Regulators urged to embrace systems thinking to deliver on net zero

Article by Aniqah Majid

A report suggests that regulators need to adopt a multidisciplinary and cross-sectoral approach to climate policy

WELL-DESIGNED green regulation can help the UK deliver on its net zero commitments, while also driving growth and innovation, according to a new report from environmental policy solutions provider Aldersgate Group.

UK regulator the Office of Environmental Protection (OEP) has warned that the government is not doing enough to improve the natural environment, stating that established policies must be implemented faster to meet urgent needs.

However, the Aldersgate Group’s report, which was prepared by economics consultancy, Frontier Economics, says that environment isn’t the only loser when it comes to poor regulatory practices, with industry also suffering.

Drawing on environmental principles set by the Environment Act 2021 and using case studies on the water and transport industries, the report proposes regulators use systems thinking when developing and implementing policy.
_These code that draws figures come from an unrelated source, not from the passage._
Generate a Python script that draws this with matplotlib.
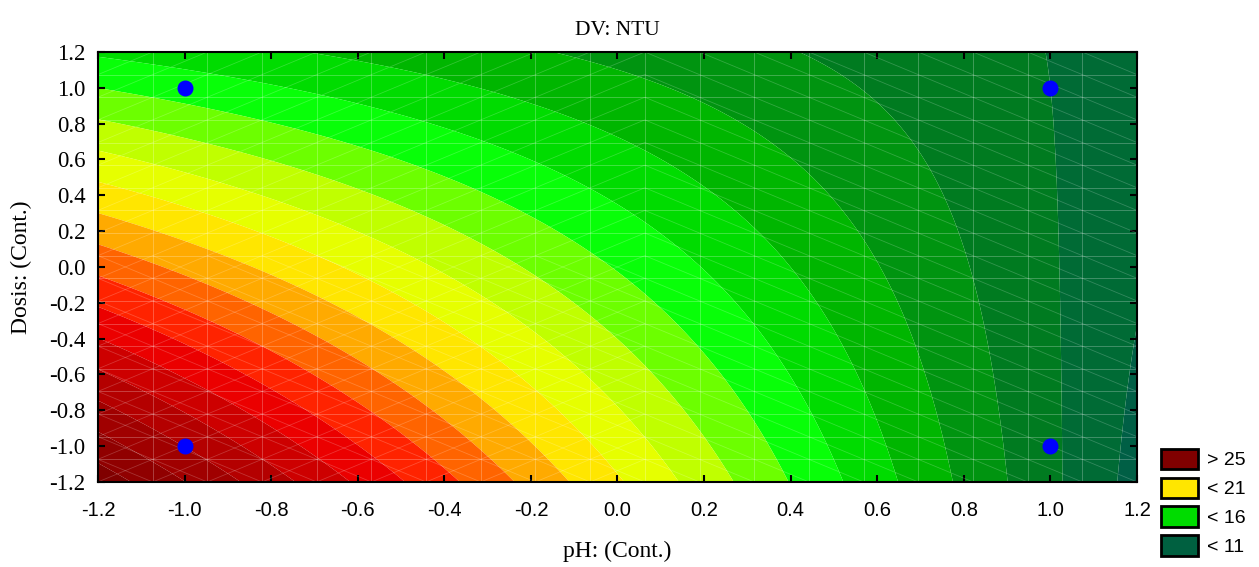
import numpy as np
import matplotlib.pyplot as plt
from matplotlib.patches import Patch
from matplotlib.collections import LineCollection

# ==============================
# DATA (fitted surface, coded units)
# ==============================

# NTU = b0 + b1*pH + b2*Dosis + b12*pH*Dosis
b0, b1, b2, b12 = 16.93, -4.83, -2.66, 2.56

levels = [11, 12, 13, 14, 15, 16, 17, 18, 19, 20, 21, 22, 23, 24, 25, 26, 27, 28, 29]
band_colors = ['#005f45', '#006b35', '#007b20', '#009410', '#00b600', '#00dc00', '#08ff08',
               '#6cff00', '#c0ff00', '#e6ff00', '#ffe600', '#ffaa00', '#ff6400', '#ff2300',
               '#eb0000', '#cd0000', '#b40000', '#a00000', '#900000', '#800000']

design_ph = [-1, -1, 1, 1]
design_dosis = [-1, 1, -1, 1]

legend_labels = ['> 25', '< 21', '< 16', '< 11']
legend_colors = ['#800000', '#ffe600', '#00dc00', '#006040']

ticks = [-1.2, -1.0, -0.8, -0.6, -0.4, -0.2, 0.0, 0.2, 0.4, 0.6, 0.8, 1.0, 1.2]

# ==============================
# SURFACE
# ==============================

xg = np.linspace(-1.2, 1.2, 400)
yg = np.linspace(-1.2, 1.2, 400)
X, Y = np.meshgrid(xg, yg)
Z = b0 + b1 * X + b2 * Y + b12 * X * Y

fig = plt.figure(figsize=(12.59, 5.67), dpi=100)
ax = fig.add_axes([0.0778, 0.150, 0.8253, 0.7583])

ax.contourf(X, Y, Z, levels=[-100] + levels + [100], colors=band_colors, antialiased=True)

# faint mesh lines like the original renderer
mesh = np.linspace(-1.2, 1.2, 20)
segs = []
for m in mesh:
    segs.append([(m, -1.2), (m, 1.2)])
    segs.append([(-1.2, m), (1.2, m)])
ax.add_collection(LineCollection(segs, colors='white', linewidths=0.7, alpha=0.25))
diag = []
for i in range(19):
    for j in range(19):
        x0, x1 = mesh[i], mesh[i + 1]
        y0, y1 = mesh[j], mesh[j + 1]
        if x0 < 0:
            diag.append([(x0, y0), (x1, y1)])
            if y0 < 0:
                diag.append([(x0, y1), (x1, y0)])
        else:
            diag.append([(x0, y1), (x1, y0)])
ax.add_collection(LineCollection(diag, colors='white', linewidths=0.6, alpha=0.2))

ax.plot(design_ph, design_dosis, 'o', color='#0000ff', ms=10.5, zorder=5)

ax.set_xlim(-1.2, 1.2)
ax.set_ylim(-1.2, 1.2)
ax.set_xticks(ticks)
ax.set_yticks(ticks)
ax.set_xticklabels(['%.1f' % t for t in ticks], fontname='Liberation Sans', fontsize=14.5)
ax.set_yticklabels(['%.1f' % t for t in ticks], fontname='Liberation Serif', fontsize=16.5)
ax.tick_params(direction='in', top=True, right=True, length=5, width=1.5)
ax.tick_params(axis='x', pad=14)
ax.tick_params(axis='y', pad=9)
for s in ax.spines.values():
    s.set_linewidth(1.5)

ax.set_title('DV: NTU', fontname='Liberation Serif', fontsize=15.5, pad=12)
ax.set_xlabel('pH: (Cont.)', fontname='Liberation Serif', fontsize=17, labelpad=15)
ax.set_ylabel('Dosis: (Cont.)', fontname='Liberation Serif', fontsize=17, labelpad=12)

handles = [Patch(facecolor=c, edgecolor='black', linewidth=2) for c in legend_colors]
fig.legend(handles, legend_labels, loc='lower left', bbox_to_anchor=(0.908, -0.012),
           frameon=False, prop={'family': 'Liberation Sans', 'size': 14},
           handlelength=1.9, handleheight=1.25, handletextpad=0.5, labelspacing=0.42)

fig.savefig('out.png', dpi=100)
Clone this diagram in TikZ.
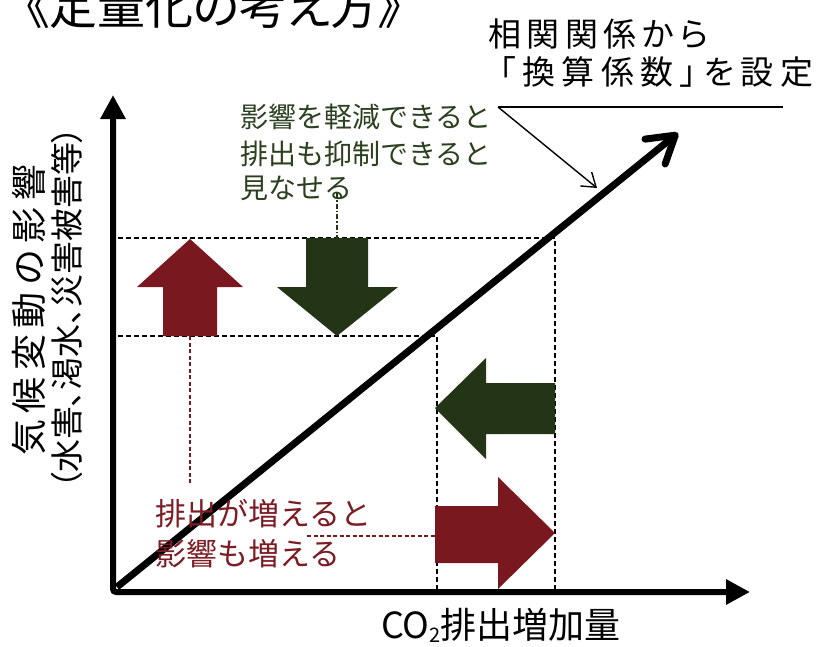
\documentclass[tikz,border=0pt]{standalone}
\usepackage{fontspec}
\setmainfont{Noto Sans CJK JP}
\newfontfamily\jpp{Noto Sans CJK JP}[RawFeature=+palt]
\usetikzlibrary{arrows.meta}
\definecolor{dred}{RGB}{122,24,31}
\definecolor{dgreen}{RGB}{35,52,23}
\definecolor{tgreen}{RGB}{42,64,30}
\definecolor{tred}{RGB}{124,28,36}
\begin{document}
\begin{tikzpicture}[x=1pt,y=-1pt,
  txt/.style={inner sep=0pt, outer sep=0pt},
  guide/.style={draw=black, line width=1.3pt, dash pattern=on 5pt off 3pt},
  redguide/.style={draw=dred, line width=1.2pt, dash pattern=on 4pt off 2.5pt},
  greenguide/.style={draw=dgreen, line width=1.3pt, dash pattern=on 5pt off 2pt on 1.5pt off 2pt},
  axisline/.style={line width=6pt, rounded corners=3pt,
    {Triangle[length=24pt,width=24pt]}-{Triangle[length=24pt,width=24pt]}},
  mainline/.style={line width=7pt, -{Straight Barb[length=26pt,width=32pt,round]}},
  leader/.style={line width=1.4pt, -{Straight Barb[length=13pt,width=18pt]}},
  blockred/.style={fill=dred},
  blockgreen/.style={fill=dgreen},
]
\useasboundingbox (0,0) rectangle (830,646);
\fill[white] (0,0) rectangle (830,646);

% key coordinates
\coordinate (O) at (113,592);
\coordinate (Ytop) at (113,95);
\coordinate (Xend) at (750,592);
\coordinate (D0) at (117,587);
\coordinate (D1) at (678,133);
\coordinate (H1a) at (118,238);
\coordinate (H1b) at (555,238);
\coordinate (H2a) at (118,336);
\coordinate (H2b) at (437,336);
\coordinate (V1b) at (555,590);
\coordinate (V2b) at (437,590);

% guide lines
\draw[guide] (H1a) -- (H1b) -- (V1b);
\draw[guide] (H2a) -- (H2b) -- (V2b);

% block arrows
\fill[blockred] (163,336) -- (163,287) -- (137,287) -- (190,239) -- (243,287) -- (217,287) -- (217,336) -- cycle;
\fill[blockgreen] (306,238) -- (368,238) -- (368,287) -- (398,287) -- (337,336) -- (277,287) -- (306,287) -- cycle;
\fill[blockgreen] (555,383) -- (486,383) -- (486,358) -- (435,408) -- (486,459) -- (486,434) -- (555,434) -- cycle;
\fill[blockred] (435,506) -- (498,506) -- (498,477) -- (555,533) -- (498,589) -- (498,563) -- (435,563) -- cycle;
\coordinate (upB) at (190,336);
\coordinate (downT) at (337,238);
\coordinate (rightL) at (435,536);

% axes
\draw[axisline] (Ytop) -- (O) -- (Xend);

% main diagonal
\draw[mainline] (D0) -- (D1);

% title
\node[txt, anchor=base, font=\jpp\fontsize{48}{48}\selectfont] (title) at (214,24.5) {《定量化の考え方》};

% top-right annotation
\node[txt, anchor=base west, font=\jpp\fontsize{33}{33}\selectfont\addfontfeatures{LetterSpace=17}] (corrA) at (488,46.5) {相関関係から};
\node[txt, anchor=base west, font=\jpp\fontsize{33}{33}\selectfont\addfontfeatures{LetterSpace=20}] (corrB) at (499,84.5) {「換算係数」を設定};
\coordinate (L0) at (498,107);
\coordinate (L1) at (783,107);
\coordinate (Ltip) at (597,188);
\draw[line width=1.4pt] (L1) -- (L0);
\draw[leader] (L0) -- (Ltip);

% green annotation
\node[txt, anchor=base west, text=tgreen, font=\fontsize{28}{28}\selectfont] (g1) at (240,127) {影響を軽減できると};
\node[txt, anchor=base west, text=tgreen, font=\fontsize{28}{28}\selectfont] (g2) at (240,164.5) {排出も抑制できると};
\node[txt, anchor=base west, text=tgreen, font=\fontsize{28}{28}\selectfont] (g3) at (240,198) {見なせる};
\coordinate (gEnd) at (337,193);
\draw[greenguide] (gEnd) -- (downT);

% red annotation
\node[txt, anchor=base west, text=tred, font=\fontsize{31}{31}\selectfont] (r1) at (155,525) {排出が増えると};
\node[txt, anchor=base west, text=tred, font=\fontsize{31}{31}\selectfont] (r2) at (155,565) {影響も増える};
\coordinate (rTop) at (190,485);
\coordinate (rSide) at (307,536);
\draw[redguide] (upB) -- (rTop);
\draw[redguide] (rSide) -- (rightL);

% axis labels
\node[txt, rotate=90, font=\fontsize{36}{36}\selectfont\addfontfeatures{LetterSpace=18}] (ylab1) at (29,310) {気候変動の影響};
\node[txt, rotate=90, font=\jpp\fontsize{33}{33}\selectfont] (ylab2) at (67,308) {（水害、渇水、災害被害等）};
\node[txt, anchor=base west, font=\fontsize{36}{36}\selectfont] (xlab) at (381,638) {CO\raisebox{-0.25ex}{\fontsize{20}{20}\selectfont 2}排出増加量};
\end{tikzpicture}
\end{document}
Systems thinking a business strategy that involves looking at a whole system and its interconnected parts has been introduced by regulators in the water and energy industries to solves issues like wastewater treatment and switching domestic heating from gas to electricity.

Rachel Solomon Williams, executive director of Aldersgate Group, said: “Through our engagement with businesses across a range of sectors we’ve found that well-designed regulation can drive economic growth and encourage innovation, while also improving climate and environmental outcomes.”

She added: “Good environmental regulation helps firms to identify the most efficient solution, therefore keeping the cost of implementing and complying with the regulation to a minimum.”

Main principles and recommendations

The report focused on four principles and builds heavily on systems thinking, with the first urging regulators to consider all aspects of the environment and the impact to other services. An example is the arrival of diesel cars in the late 1990s. Their introduction reduced CO2 emissions, but increased levels of nitrous oxide.

An emission standard which focused on carbon dioxide equivalents (CO2e) rather than just CO2 may have reduced carbon without introducing other harmful gases to the atmosphere.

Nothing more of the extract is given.